Originally published at: https://therestartproject.org/podcast/overlooked-fascinating-standards/
@Janet, @james and Restarter @benski (Ben Skidmore) talk about the overlooked but fascinating world of product standards, and how they affect our right to repair devices. To learn more about standards, we hear from Chloe Fayole from ECOS, the European Environmental Citizens Organisation for Standardisation.
Before diving into standards, we discuss some recent news. To start, we celebrate Fixfest Italia, the first national community repair gathering in Italy. James tells us about his time at the event, and how exciting it was to meet people in the Italian network.
We also comment on the recent near-hysteria around plans of a Huawei 5G network rollout in the UK.
Product standards: the power of industry
During the show, we play our prerecorded interview with Chloe Fayole, who walks us through the world of standards at European level. Standards define guidelines for products or processes. They are not legislation per se, however, they are increasingly used as a tool to implement new legislation and policies. Therefore, Chloe warns, it is crucial to be aware of how industry-dominated standards are, and the need for more voices to be represented.

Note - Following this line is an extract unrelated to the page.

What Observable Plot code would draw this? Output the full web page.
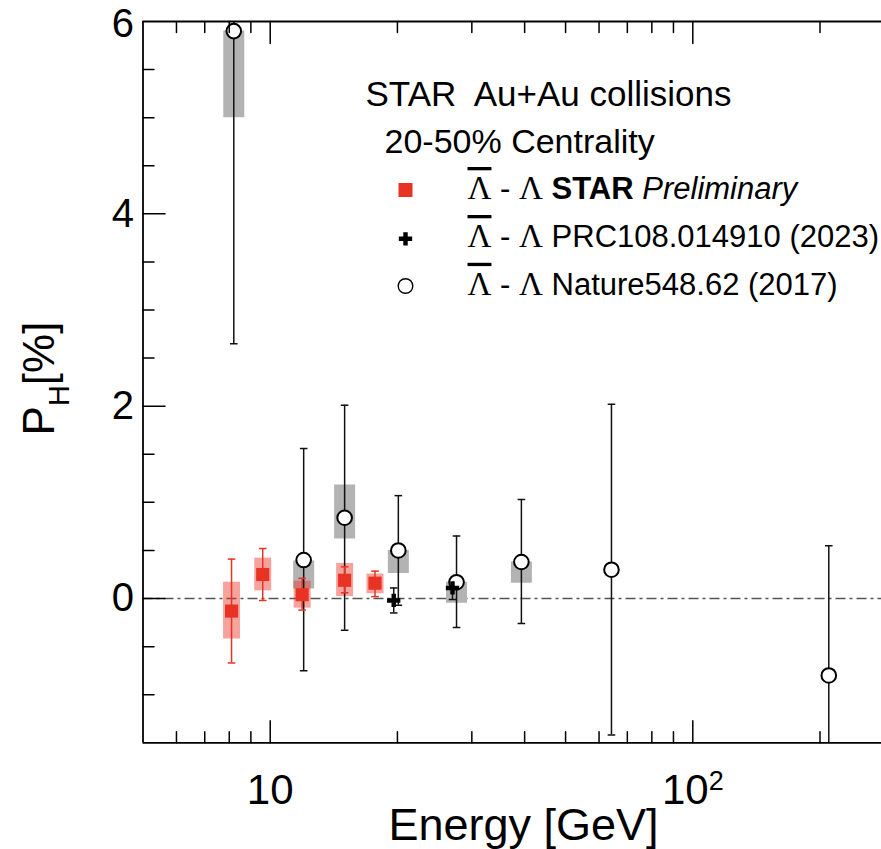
<!DOCTYPE html>
<html><head><meta charset="utf-8">
<script src="https://cdn.jsdelivr.net/npm/d3@7"></script>
<script src="https://cdn.jsdelivr.net/npm/@observablehq/plot@0.6"></script>
<style>
html,body{margin:0;padding:0;background:#fff;}
#chart svg{display:block;}
</style>
</head><body><div id="chart"></div>
<script>
// ---------- data ----------
// STAR Preliminary (red squares)
const starEnergy   = [8.1, 9.6, 11.9, 15.0, 17.7];
const starP        = [-0.13, 0.25, 0.04, 0.19, 0.16];
const starStatLow  = [-0.67, -0.02, -0.12, 0.06, 0.02];
const starStatHigh = [0.41, 0.52, 0.21, 0.33, 0.285];
const starSysLow   = [-0.42, 0.08, -0.10, 0.02, 0.05];
const starSysHigh  = [0.17, 0.42, 0.18, 0.365, 0.255];

// PRC108.014910 (2023) (black crosses)
const prcEnergy   = [19.6, 27.0];
const prcP        = [-0.02, 0.11];
const prcStatLow  = [-0.15, -0.01];
const prcStatHigh = [0.11, 0.18];

// Nature548.62 (2017) (open circles)
const natEnergy   = [8.2, 12.0, 15.0, 20.1, 27.6, 39.3, 64.2, 209.8];
const natP        = [5.90, 0.40, 0.84, 0.50, 0.17, 0.38, 0.30, -0.80];
const natStatLow  = [2.65, -0.75, -0.33, -0.07, -0.30, -0.26, -1.42, -2.15];
const natStatHigh = [9.15, 1.56, 2.01, 1.07, 0.65, 1.03, 2.02, 0.55];
const natSysLow   = [5.0, 0.10, 0.62, 0.26, -0.05, 0.16, null, null];
const natSysHigh  = [5.9, 0.39, 1.18, 0.50, 0.17, 0.38, null, null];

// axes
const xDomain = [5, 279.6];
const yDomain = [-1.5, 6];
const xMajorTicks = [10, 100];
const xMinorTicks = [6, 7, 8, 9, 20, 30, 40, 50, 60, 70, 80, 90, 200];
const yMajorTicks = [0, 2, 4];
const yMinorTicks = [-1, -0.5, 0.5, 1, 1.5, 2.5, 3, 3.5, 4.5, 5, 5.5];
const yLabelTicks = [0, 2, 4];
const yTopLabelTicks = [6];
const xTickLabels = ["10", "10^2"];

// text
const headerLines = ["STAR\u00a0 Au+Au collisions", "20-50% Centrality"];
const legendNames = ["STAR Preliminary", "PRC108.014910 (2023)", "Nature548.62 (2017)"];
const xTitle = "Energy [GeV]";
const yTitle = "P_H[%]";

// ---------- build ----------
const RED = "rgb(232,50,35)";
const star = starEnergy.map((e, i) => ({e, p: starP[i], lo: starStatLow[i], hi: starStatHigh[i], slo: starSysLow[i], shi: starSysHigh[i]}));
const prc = prcEnergy.map((e, i) => ({e, p: prcP[i], lo: prcStatLow[i], hi: prcStatHigh[i]}));
const nat = natEnergy.map((e, i) => ({e, p: natP[i], lo: natStatLow[i], hi: natStatHigh[i], slo: natSysLow[i], shi: natSysHigh[i]}));
const natSys = nat.filter(d => d.slo != null);

const W = 881, H = 849, ML = 142.5, MT = 21, MB = 106.7, MR = 0;

const lineShape = {draw(ctx, l) { ctx.moveTo(0, 0); ctx.lineTo(0, -l); }};
const capSymbol = {draw(ctx) { ctx.moveTo(-3.8, 0); ctx.lineTo(3.8, 0); }};

const tickMarks = (ticks, axis, len) => {
  const o = {length: len, anchor: "start", shape: lineShape, stroke: "#000", strokeWidth: 1.5};
  if (axis === "bottom") return Plot.vector(ticks, {...o, x: d => d, frameAnchor: "bottom", rotate: 0});
  if (axis === "top") return Plot.vector(ticks, {...o, x: d => d, frameAnchor: "top", rotate: 180});
  return Plot.vector(ticks, {...o, y: d => d, frameAnchor: "left", rotate: 90});
};

const legendSymbols = [
  {symbol: "square", r: 7.9, fill: RED, stroke: "none"},
  {symbol: "cross", r: 5.6, fill: "#000", stroke: "none"},
  {symbol: "circle", r: 7.3, fill: "#fff", stroke: "#000", strokeWidth: 1.4}
];
const legendMarkerY = [189.5, 238.3, 285.5];
const legendBaseY = [198.5, 246.5, 294.3];

const legendMarks = [];
legendNames.forEach((name, i) => {
  const s = legendSymbols[i];
  legendMarks.push(Plot.dot([name], {frameAnchor: "top-left", dx: 405 - ML, dy: legendMarkerY[i] - MT,
    symbol: s.symbol, r: s.r, fill: s.fill, stroke: s.stroke, strokeWidth: s.strokeWidth || 1}));
  legendMarks.push(Plot.text([name], {text: d => d, frameAnchor: "top-left", dx: 467 - ML, dy: legendBaseY[i] - MT,
    textAnchor: "start", lineAnchor: "bottom", fontSize: 31, fill: "#000", className: "legrow"}));
});

const chart = Plot.plot({
  width: W, height: H,
  marginLeft: ML, marginRight: MR, marginTop: MT, marginBottom: MB,
  style: {fontFamily: "'Liberation Sans', Arial, Helvetica, sans-serif", background: "#fff", color: "#000"},
  x: {type: "log", domain: xDomain},
  y: {domain: yDomain},
  marks: [
    // zero reference line
    Plot.ruleY([0], {stroke: "#555", strokeWidth: 1.5, strokeDasharray: "10,4,3,4"}),
    // systematic boxes
    Plot.ruleX(natSys, {x: "e", y1: "slo", y2: "shi", stroke: "#b3b3b3", strokeWidth: 21, clip: true}),
    Plot.ruleX(star, {x: "e", y1: "slo", y2: "shi", stroke: RED, strokeOpacity: 0.45, strokeWidth: 17}),
    // statistical error bars
    Plot.ruleX(nat, {x: "e", y1: "lo", y2: "hi", stroke: "#111", strokeWidth: 1.5, clip: true}),
    Plot.dot(nat, {x: "e", y: "lo", symbol: capSymbol, stroke: "#111", strokeWidth: 1.5, fill: "none", clip: true}),
    Plot.dot(nat, {x: "e", y: "hi", symbol: capSymbol, stroke: "#111", strokeWidth: 1.5, fill: "none", clip: true}),
    Plot.ruleX(prc, {x: "e", y1: "lo", y2: "hi", stroke: "#111", strokeWidth: 1.5}),
    Plot.dot(prc, {x: "e", y: "lo", symbol: capSymbol, stroke: "#111", strokeWidth: 1.5, fill: "none"}),
    Plot.dot(prc, {x: "e", y: "hi", symbol: capSymbol, stroke: "#111", strokeWidth: 1.5, fill: "none"}),
    Plot.ruleX(star, {x: "e", y1: "lo", y2: "hi", stroke: RED, strokeWidth: 1.5}),
    Plot.dot(star, {x: "e", y: "lo", symbol: capSymbol, stroke: RED, strokeWidth: 1.5, fill: "none"}),
    Plot.dot(star, {x: "e", y: "hi", symbol: capSymbol, stroke: RED, strokeWidth: 1.5, fill: "none"}),
    // markers
    Plot.dot(nat, {x: "e", y: "p", symbol: "circle", r: 7.3, fill: "#fff", stroke: "#000", strokeWidth: 2}),
    Plot.dot(star, {x: "e", y: "p", symbol: "square", r: 7.4, fill: RED, stroke: "none"}),
    Plot.dot(prc, {x: "e", y: "p", symbol: "cross", r: 5.6, fill: "#000", stroke: "none"}),
    // frame lines
    Plot.ruleX([xDomain[0]], {stroke: "#000", strokeWidth: 1.8}),
    Plot.ruleY([yDomain[0]], {stroke: "#000", strokeWidth: 1.8}),
    Plot.ruleY([yDomain[1]], {stroke: "#000", strokeWidth: 1.8}),
    // ticks
    tickMarks(xMajorTicks, "bottom", 22),
    tickMarks(xMinorTicks, "bottom", 11),
    tickMarks(xMajorTicks, "top", 22),
    tickMarks(xMinorTicks, "top", 11),
    tickMarks(yMajorTicks, "left", 22),
    tickMarks(yMinorTicks, "left", 11),
    // tick labels
    Plot.axisY({ticks: yLabelTicks, tickSize: 0, tickPadding: 9, fontSize: 40, label: null}),
    Plot.axisY({ticks: yTopLabelTicks, tickSize: 0, tickPadding: 9, fontSize: 40, label: null, dy: 3}),
    Plot.axisX({ticks: xMajorTicks, tickFormat: (d) => xTickLabels[xMajorTicks.indexOf(d)], tickSize: 0, tickPadding: 31, fontSize: 42, label: null, className: "xticklab"}),
    // axis titles
    Plot.text([xTitle], {text: d => d, frameAnchor: "bottom", dx: 523 - (ML + W) / 2, dy: 839 - (H - MB),
      textAnchor: "middle", lineAnchor: "bottom", fontSize: 45, fill: "#000"}),
    Plot.text([yTitle], {text: d => d, frameAnchor: "left", dx: 53 - ML, dy: 378 - (MT + (H - MB)) / 2, rotate: -90,
      textAnchor: "middle", lineAnchor: "bottom", fontSize: 44, fill: "#000", className: "ytitle"}),
    // legend header
    Plot.text([headerLines[0]], {text: d => d, frameAnchor: "top-left", dx: 365 - ML, dy: 105 - MT,
      textAnchor: "start", lineAnchor: "bottom", fontSize: 35, fill: "#000"}),
    Plot.text([headerLines[1]], {text: d => d, frameAnchor: "top-left", dx: 384 - ML, dy: 152 - MT,
      textAnchor: "start", lineAnchor: "bottom", fontSize: 34, fill: "#000"}),
    ...legendMarks
  ]
});

document.getElementById("chart").appendChild(chart);

// ---------- rich text (sub/superscripts, Greek, bold/italic) ----------
const svg = d3.select(chart);
const SERIF = "'Liberation Serif', 'Times New Roman', serif";
svg.selectAll(".legrow text").each(function() {
  const el = d3.select(this);
  const name = el.text();
  el.text(null);
  el.append("tspan").attr("font-family", SERIF).attr("font-size", 33).style("text-decoration", "overline").text("Λ");
  el.append("tspan").text("\u00a0-\u00a0");
  el.append("tspan").attr("font-family", SERIF).attr("font-size", 33).text("Λ");
  el.append("tspan").text("\u00a0");
  if (name.startsWith("STAR ")) {
    el.append("tspan").attr("font-weight", "bold").text("STAR");
    el.append("tspan").text("\u00a0");
    el.append("tspan").attr("font-style", "italic").text(name.slice(5));
  } else {
    el.append("tspan").text(name);
  }
});
svg.selectAll(".ytitle text").each(function() {
  const el = d3.select(this);
  const [base, rest] = el.text().split("_");
  el.text(null);
  el.append("tspan").text(base);
  el.append("tspan").attr("font-size", 29).attr("dy", 15).text(rest.slice(0, 1));
  el.append("tspan").attr("dy", -15).text(rest.slice(1));
});
svg.selectAll(".xticklab text").each(function() {
  const el = d3.select(this);
  const t = el.text();
  if (!t.includes("^")) return;
  const [base, sup] = t.split("^");
  el.text(null);
  el.append("tspan").text(base);
  el.append("tspan").attr("font-size", 27).attr("dy", -14).text(sup);
});
</script>
</body></html>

People want more repairable products, and the product standards developed at European level can affect the repairability and lifetime of our devices. Chloe talks about the importance of creating standards both in a horizontal way (for all products), which could include ease of disassembly or the provision of spare parts for a minimum of years, but also product-specific, going into the detail and particularities of each device.
Reclaiming the citizens’ voice
Product standards and our right to repair are closely linked. However, contributing to the discussion around product standards demands a lot of time and technical skills, and these conversations are heavily industry-dominated. So how can citizens be heard?
People have a role in expressing themselves and their expectations of products, adding the consumer perspective to the conversation. As an example, Chloe talks about ‘making obsolescence a scandal’ and reporting it, but also about the importance of gathering data to know the barriers experienced by consumers when trying to repair what they own. We also stress the need to include professional repairers in the conversation, given their direct expertise with repairability and issues affecting product lifetimes.